Getting Started in Machine Learning

When I started to plan for my three-month study, I was a bit overwhelmed by the amount of resources available. There are classic textbooks, detailed tutorials, experts’ recommendations, intuitive blog posts, online lecture videos, published papers, code repositories, and a lot more. Within each category, there are different sources written in different time periods that all have value. What should I focus on? How can I select an optimal collection of information and pick the right order to go through, subject to time constraint?

Well, my answer is to abandon this approach. Instead of consolidating all useful materials, aggregating experts’ recommendations according to some priority, and returning a list of things to go through in order, I find it useful to shifting the perspective a bit.

Focus on learning abilities

If the cake [not exactly the LeCun cake] is all the knowledge and skills you would want to consume and you are just at the tip of the cheery stem, then you may feel anxious, especially when the cake is growing and morphing all the time. If instead we focus on cake-eating ability, then we would feel invincible, whether it’s tiramisu or strawberry shortcake, we can do this.

The key ingredients

The list is incomplete, but to feel comfortable doing machine learning, you would probably need:

  • basic linear algebra and probability
  • coding ability enough to run/implement algorithms
  • machine learning concepts
    • architectures
    • algorithms
    • more?

So the question now becomes how to get better at eating cakes? First we need to know what I’m already good at, what I need to work on, and what kind of cakes I prefer eating.

Think about your strengths, weaknesses, and tastes.

It’s not hard to list our strengths and weaknesses (in terms of the key ingredients needed to get started), but it’s tricker to articulate taste. Taste awareness builds on sufficient exploration. Exploration can be general in terms of life experiences, or specific in terms of wikipedia/paper reading.

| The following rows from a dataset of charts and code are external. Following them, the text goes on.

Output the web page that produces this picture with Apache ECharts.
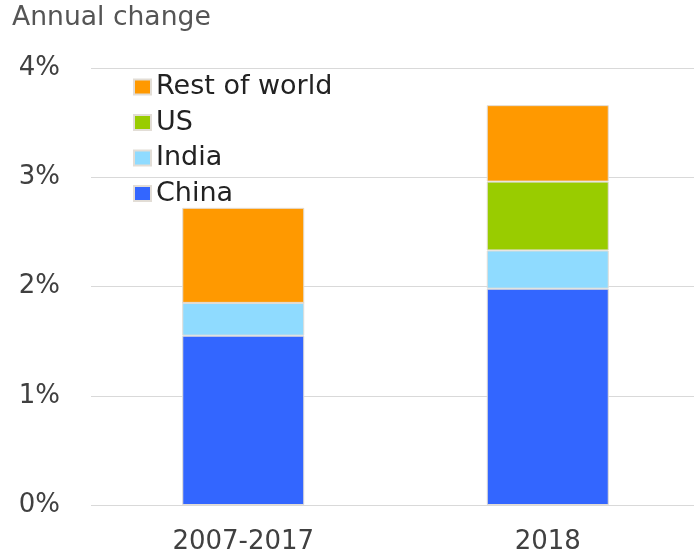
<!DOCTYPE html>
<html>
<head>
<meta charset="utf-8">
<script src="https://cdn.jsdelivr.net/npm/echarts@6/dist/echarts.min.js"></script>
<style>
  html, body { margin: 0; padding: 0; background: #fff; }
  #chart { width: 694px; height: 554px; }
</style>
</head>
<body>
<div id="chart"></div>
<script>
// Categories and stacked contributions (percentage points of annual change)
const categories = ['2007-2017', '2018'];
const china = [1.55, 1.98];
const india = [0.30, 0.35];
const us = [0, 0.63];
const restOfWorld = [0.87, 0.70];
const yTicks = [0, 1, 2, 3, 4];

const FONT = 'DejaVu Sans';
const colors = {
  china: '#3366FF',
  india: '#8FDBFF',
  us: '#99CC00',
  rest: '#FF9900'
};

function seg(name, data, color) {
  return {
    name: name,
    type: 'bar',
    stack: 'total',
    barWidth: 122,
    data: data,
    itemStyle: { color: color, borderColor: '#e2ddd6', borderWidth: 1 },
    emphasis: { disabled: true }
  };
}

const chart = echarts.init(document.getElementById('chart'), null, { renderer: 'canvas' });
chart.setOption({
  animation: false,
  backgroundColor: '#ffffff',
  title: {
    text: 'Annual change',
    left: 12,
    top: 5,
    padding: 0,
    textStyle: { fontFamily: FONT, fontSize: 26.6, fontWeight: 'normal', color: '#555555' }
  },
  legend: {
    orient: 'vertical',
    left: 133,
    top: 73.5,
    padding: 0,
    itemWidth: 17,
    itemHeight: 15,
    itemGap: 8.5,
    icon: 'rect',
    selectedMode: false,
    data: ['Rest of world', 'US', 'India', 'China'],
    textStyle: { fontFamily: FONT, fontSize: 27, color: '#222222' }
  },
  grid: { left: 91, top: 68, width: 609, height: 437, containLabel: false, outerBoundsMode: 'none' },
  xAxis: {
    type: 'category',
    data: categories,
    axisLine: { show: false },
    axisTick: { show: false },
    axisLabel: { fontFamily: FONT, fontSize: 26, color: '#404040', margin: 24 }
  },
  yAxis: {
    type: 'value',
    min: yTicks[0],
    max: yTicks[yTicks.length - 1],
    interval: 1,
    axisLine: { show: false },
    axisTick: { show: false },
    splitLine: { lineStyle: { color: '#d9d9d9', width: 1 } },
    axisLabel: {
      fontFamily: FONT, fontSize: 26, color: '#404040', margin: 31,
      formatter: v => v + '%'
    }
  },
  series: [
    seg('China', china, colors.china),
    seg('India', india, colors.india),
    seg('US', us, colors.us),
    seg('Rest of world', restOfWorld, colors.rest)
  ]
});
</script>
</body>
</html>
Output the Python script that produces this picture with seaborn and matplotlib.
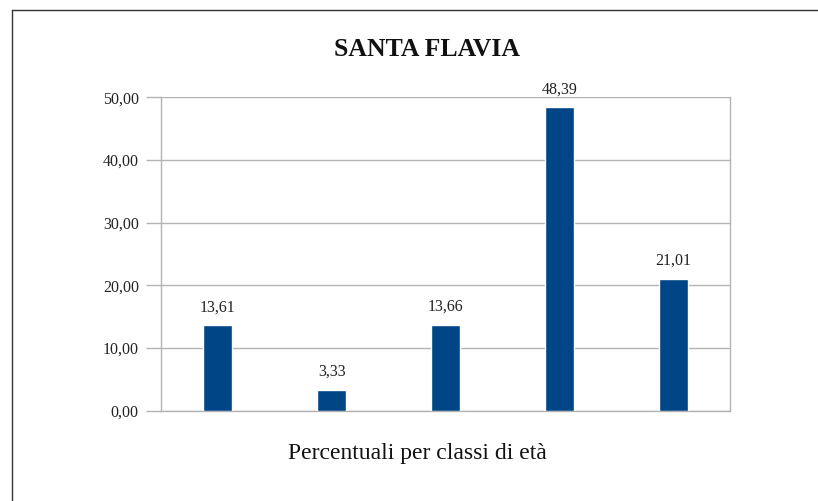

[Personal ramble, skippable] For example, in the general case, one point I enjoyed physics as it uncovers how things work, but it doesn’t explain all of nature including humans. I was then intrigued by how various interpretations of law lead to different games the societies are playing. It’s fun to see how minor changes in one rule lead to various long-term consequences and changes overall efficiency. However, it’s hard to quantify the changes, and almost impossible to control and experiment. So I looked into other disciplines that deals with causal relations such as economics. Then I discovered things that disillusioned me. I explored more, and ended up with math and now computer science. I think I will settle here. The point is that these explorations through schools and internships, give me feedbacks on the paths that I would enjoy treading the most, and equip me with more perspectives on the problem I’d like to solve.

Fill in the gap that will severely limit any learning (if any)

For example, if I can’t read code at all, or I don’t know what a function is, I should probably work on that.

Work on the weakest skill in an area that you think you would enjoy the most, as defined by your taste.

For example, my weakest skill is coding in machine learning framework. I find the idea of reinforcement learning (RL) enticing. So I will start implementing simple RL algorithms in TensorFlow to improve my skill. Interest in the domain counter balances the difficulty in gaining new skills. When we tackle our limitations, it’s equally important to update our perception towards the skills.

Stay hungry

There are many good cakes out there. Can’t explain more.

Learning is personal

Ultimately learning is personal. All the good resources are merely tools to reference from when you have gaps in your understanding. The key is still your own grasp of the world.